▸ Stated task
Quote the whole listing exactly. Leave the pictures out of your copy.

▸ Information shown
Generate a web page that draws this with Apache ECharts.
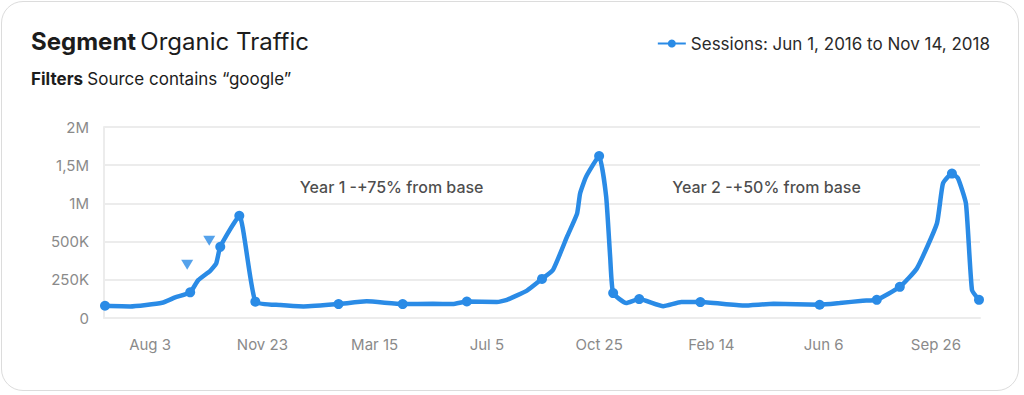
<!DOCTYPE html>
<html>
<head>
<meta charset="utf-8">
<script src="https://cdn.jsdelivr.net/npm/echarts@6/dist/echarts.min.js"></script>
<style>
html,body{margin:0;padding:0;background:#fff;}
#card{position:absolute;left:1px;top:1px;width:1018px;height:390px;border:1px solid #dcdcdc;border-radius:22px;box-sizing:border-box;}
#chart{position:absolute;left:0;top:0;width:1024px;height:395px;}
</style>
</head>
<body>
<div id="card"></div>
<div id="chart"></div>
<script>
// ---- data ----
const dates = [
 '2016-06-19','2016-07-14','2016-08-15','2016-08-28','2016-09-12','2016-09-20','2016-10-02','2016-10-08','2016-10-12','2016-10-31',
 '2016-11-16','2016-12-11','2017-01-03','2017-02-07','2017-03-07','2017-04-12','2017-05-12','2017-06-01','2017-06-15','2017-07-15',
 '2017-07-25','2017-08-14','2017-08-29','2017-09-09','2017-09-23','2017-10-03','2017-10-06','2017-10-12','2017-10-25','2017-11-01',
 '2017-11-05','2017-11-08','2017-11-21','2017-12-04','2017-12-28','2018-01-15','2018-02-03','2018-03-18','2018-04-17','2018-06-02',
 '2018-06-22','2018-07-15','2018-07-29','2018-08-21','2018-09-07','2018-09-27','2018-10-03','2018-10-12','2018-10-18','2018-10-26',
 '2018-11-01','2018-11-08'
];
const sessions = [
 80000,76000,100000,135000,168000,248000,309000,358000,466000,838000,
 107000,85000,76000,91000,109000,91000,93000,91000,108000,104000,
 119000,179000,256000,315000,565000,866000,1130000,1350000,1620000,1090000,
 400000,163000,98000,124000,77000,104000,104000,82000,93000,87000,
 98000,113000,119000,204000,324000,737000,1260000,1390000,1330000,997000,
 183000,119000
];
const markerDates = ['2016-06-19','2016-09-12','2016-10-12','2016-10-31','2016-11-16','2017-02-07','2017-04-12','2017-06-15','2017-08-29','2017-10-25',
 '2017-11-08','2017-12-04','2018-02-03','2018-06-02','2018-07-29','2018-08-21','2018-10-12','2018-11-08'];
const yTickLabels = ['0','250K','500K','1M','1,5M','2M'];
const yTickValues = [0,250000,500000,1000000,1500000,2000000];
const xTickDates = ['2016-08-03','2016-11-23','2017-03-15','2017-07-05','2017-10-25','2018-02-14','2018-06-06','2018-09-26'];
const flagDates = ['2016-09-09','2016-10-01'];
const flagValues = [348000,510000];
const noteDates = ['2017-04-01','2018-04-10'];
const noteValues = [1220000,1220000];
const noteTexts = ['Year 1 -+75% from base','Year 2 -+50% from base'];
const legendName = 'Sessions: Jun 1, 2016 to Nov 14, 2018';

// piecewise axis: each tick label is one unit apart
function toAxis(v){
  for(let i=1;i<yTickValues.length;i++){
    if(v<=yTickValues[i]){
      return (i-1)+(v-yTickValues[i-1])/(yTickValues[i]-yTickValues[i-1]);
    }
  }
  return yTickValues.length-1;
}
const months=['Jan','Feb','Mar','Apr','May','Jun','Jul','Aug','Sep','Oct','Nov','Dec'];
function ts(s){const p=s.split('-');return Date.UTC(+p[0],+p[1]-1,+p[2]);}

const BLUE='#2a8be6';
const FONT='Inter, "Noto Sans", sans-serif';

const lineData = dates.map((d,i)=>({
  value:[ts(d), toAxis(sessions[i])],
  symbol: markerDates.indexOf(d)>=0 ? 'circle' : 'none'
}));

const chart = echarts.init(document.getElementById('chart'), null, {renderer:'svg'});
chart.setOption({
  animation:false,
  textStyle:{fontFamily:FONT},
  title:[{
    left:31, top:29, padding:0,
    text:'{b|Segment} {r|Organic Traffic}',
    textStyle:{rich:{
      b:{fontFamily:FONT,fontSize:24,fontWeight:700,color:'#1c1c1c',letterSpacing:-0.3},
      r:{fontFamily:FONT,fontSize:24,fontWeight:400,color:'#1c1c1c',letterSpacing:-0.3}
    }}
  },{
    left:31, top:70, padding:0,
    text:'{b|Filters} {r|Source contains “google”}',
    textStyle:{rich:{
      b:{fontFamily:FONT,fontSize:17,fontWeight:700,color:'#1c1c1c'},
      r:{fontFamily:FONT,fontSize:17,fontWeight:400,color:'#1c1c1c'}
    }}
  }],
  legend:{
    right:29, top:30,
    itemWidth:28, itemHeight:10, itemGap:10,
    data:[legendName],
    textStyle:{fontFamily:FONT,fontSize:17,color:'#2a2a2a'}
  },
  grid:{left:104,right:44,top:127,bottom:77},
  xAxis:{
    type:'value',
    min:ts('2016-06-18'), max:ts('2018-11-09'),
    axisLine:{show:true,lineStyle:{color:'#ececec',width:2}},
    axisTick:{show:false},
    splitLine:{show:false},
    axisLabel:{
      customValues:xTickDates.map(ts),
      color:'#8a8a8a', fontSize:15, fontFamily:FONT, margin:19,
      formatter:function(v){const d=new Date(v);return months[d.getUTCMonth()]+' '+d.getUTCDate();}
    }
  },
  yAxis:{
    type:'value', min:0, max:5, interval:1,
    axisLine:{show:true,lineStyle:{color:'#ececec',width:2}},
    axisTick:{show:false},
    splitLine:{lineStyle:{color:'#ececec',width:2}},
    axisLabel:{color:'#8a8a8a',fontSize:15,fontFamily:FONT,margin:15,
      formatter:function(v){return yTickLabels[Math.round(v)];}}
  },
  series:[{
    name:legendName,
    type:'line',
    data:lineData,
    symbol:'circle', symbolSize:10, showAllSymbol:true,
    lineStyle:{color:BLUE,width:4.5},
    itemStyle:{color:BLUE},
    smooth:0.15,
    z:3
  },{
    name:'flags', type:'scatter',
    data:flagDates.map((d,i)=>[ts(d),toAxis(flagValues[i])]),
    symbol:'triangle', symbolRotate:180, symbolSize:[12,10],
    itemStyle:{color:BLUE}, z:4
  },{
    name:'notes', type:'scatter',
    data:noteDates.map((d,i)=>({value:[ts(noteDates[i]),toAxis(noteValues[i])],label:{formatter:noteTexts[i]}})),
    symbolSize:0,
    label:{show:true,position:'inside',color:'#1c1c1c',fontSize:16,fontWeight:500,fontFamily:FONT},
    z:5
  }]
});
</script>
</body>
</html>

▸ Exercise answer
Generate a web page that draws this with Apache ECharts.
<!DOCTYPE html>
<html>
<head>
<meta charset="utf-8">
<script src="https://cdn.jsdelivr.net/npm/echarts@6/dist/echarts.min.js"></script>
<style>
html,body{margin:0;padding:0;background:#fff;}
#card{position:absolute;left:1px;top:1px;width:1018px;height:390px;border:1px solid #dcdcdc;border-radius:22px;box-sizing:border-box;}
#chart{position:absolute;left:0;top:0;width:1024px;height:395px;}
</style>
</head>
<body>
<div id="card"></div>
<div id="chart"></div>
<script>
// ---- data ----
const dates = [
 '2016-06-19','2016-07-14','2016-08-15','2016-08-28','2016-09-12','2016-09-20','2016-10-02','2016-10-08','2016-10-12','2016-10-31',
 '2016-11-16','2016-12-11','2017-01-03','2017-02-07','2017-03-07','2017-04-12','2017-05-12','2017-06-01','2017-06-15','2017-07-15',
 '2017-07-25','2017-08-14','2017-08-29','2017-09-09','2017-09-23','2017-10-03','2017-10-06','2017-10-12','2017-10-25','2017-11-01',
 '2017-11-05','2017-11-08','2017-11-21','2017-12-04','2017-12-28','2018-01-15','2018-02-03','2018-03-18','2018-04-17','2018-06-02',
 '2018-06-22','2018-07-15','2018-07-29','2018-08-21','2018-09-07','2018-09-27','2018-10-03','2018-10-12','2018-10-18','2018-10-26',
 '2018-11-01','2018-11-08'
];
const sessions = [
 80000,76000,100000,135000,168000,248000,309000,358000,466000,838000,
 107000,85000,76000,91000,109000,91000,93000,91000,108000,104000,
 119000,179000,256000,315000,565000,866000,1130000,1350000,1620000,1090000,
 400000,163000,98000,124000,77000,104000,104000,82000,93000,87000,
 98000,113000,119000,204000,324000,737000,1260000,1390000,1330000,997000,
 183000,119000
];
const markerDates = ['2016-06-19','2016-09-12','2016-10-12','2016-10-31','2016-11-16','2017-02-07','2017-04-12','2017-06-15','2017-08-29','2017-10-25',
 '2017-11-08','2017-12-04','2018-02-03','2018-06-02','2018-07-29','2018-08-21','2018-10-12','2018-11-08'];
const yTickLabels = ['0','250K','500K','1M','1,5M','2M'];
const yTickValues = [0,250000,500000,1000000,1500000,2000000];
const xTickDates = ['2016-08-03','2016-11-23','2017-03-15','2017-07-05','2017-10-25','2018-02-14','2018-06-06','2018-09-26'];
const flagDates = ['2016-09-09','2016-10-01'];
const flagValues = [348000,510000];
const noteDates = ['2017-04-01','2018-04-10'];
const noteValues = [1220000,1220000];
const noteTexts = ['Year 1 -+75% from base','Year 2 -+50% from base'];
const legendName = 'Sessions: Jun 1, 2016 to Nov 14, 2018';

// piecewise axis: each tick label is one unit apart
function toAxis(v){
  for(let i=1;i<yTickValues.length;i++){
    if(v<=yTickValues[i]){
      return (i-1)+(v-yTickValues[i-1])/(yTickValues[i]-yTickValues[i-1]);
    }
  }
  return yTickValues.length-1;
}
const months=['Jan','Feb','Mar','Apr','May','Jun','Jul','Aug','Sep','Oct','Nov','Dec'];
function ts(s){const p=s.split('-');return Date.UTC(+p[0],+p[1]-1,+p[2]);}

const BLUE='#2a8be6';
const FONT='Inter, "Noto Sans", sans-serif';

const lineData = dates.map((d,i)=>({
  value:[ts(d), toAxis(sessions[i])],
  symbol: markerDates.indexOf(d)>=0 ? 'circle' : 'none'
}));

const chart = echarts.init(document.getElementById('chart'), null, {renderer:'svg'});
chart.setOption({
  animation:false,
  textStyle:{fontFamily:FONT},
  title:[{
    left:31, top:29, padding:0,
    text:'{b|Segment} {r|Organic Traffic}',
    textStyle:{rich:{
      b:{fontFamily:FONT,fontSize:24,fontWeight:700,color:'#1c1c1c',letterSpacing:-0.3},
      r:{fontFamily:FONT,fontSize:24,fontWeight:400,color:'#1c1c1c',letterSpacing:-0.3}
    }}
  },{
    left:31, top:70, padding:0,
    text:'{b|Filters} {r|Source contains “google”}',
    textStyle:{rich:{
      b:{fontFamily:FONT,fontSize:17,fontWeight:700,color:'#1c1c1c'},
      r:{fontFamily:FONT,fontSize:17,fontWeight:400,color:'#1c1c1c'}
    }}
  }],
  legend:{
    right:29, top:30,
    itemWidth:28, itemHeight:10, itemGap:10,
    data:[legendName],
    textStyle:{fontFamily:FONT,fontSize:17,color:'#2a2a2a'}
  },
  grid:{left:104,right:44,top:127,bottom:77},
  xAxis:{
    type:'value',
    min:ts('2016-06-18'), max:ts('2018-11-09'),
    axisLine:{show:true,lineStyle:{color:'#ececec',width:2}},
    axisTick:{show:false},
    splitLine:{show:false},
    axisLabel:{
      customValues:xTickDates.map(ts),
      color:'#8a8a8a', fontSize:15, fontFamily:FONT, margin:19,
      formatter:function(v){const d=new Date(v);return months[d.getUTCMonth()]+' '+d.getUTCDate();}
    }
  },
  yAxis:{
    type:'value', min:0, max:5, interval:1,
    axisLine:{show:true,lineStyle:{color:'#ececec',width:2}},
    axisTick:{show:false},
    splitLine:{lineStyle:{color:'#ececec',width:2}},
    axisLabel:{color:'#8a8a8a',fontSize:15,fontFamily:FONT,margin:15,
      formatter:function(v){return yTickLabels[Math.round(v)];}}
  },
  series:[{
    name:legendName,
    type:'line',
    data:lineData,
    symbol:'circle', symbolSize:10, showAllSymbol:true,
    lineStyle:{color:BLUE,width:4.5},
    itemStyle:{color:BLUE},
    smooth:0.15,
    z:3
  },{
    name:'flags', type:'scatter',
    data:flagDates.map((d,i)=>[ts(d),toAxis(flagValues[i])]),
    symbol:'triangle', symbolRotate:180, symbolSize:[12,10],
    itemStyle:{color:BLUE}, z:4
  },{
    name:'notes', type:'scatter',
    data:noteDates.map((d,i)=>({value:[ts(noteDates[i]),toAxis(noteValues[i])],label:{formatter:noteTexts[i]}})),
    symbolSize:0,
    label:{show:true,position:'inside',color:'#1c1c1c',fontSize:16,fontWeight:500,fontFamily:FONT},
    z:5
  }]
});
</script>
</body>
</html>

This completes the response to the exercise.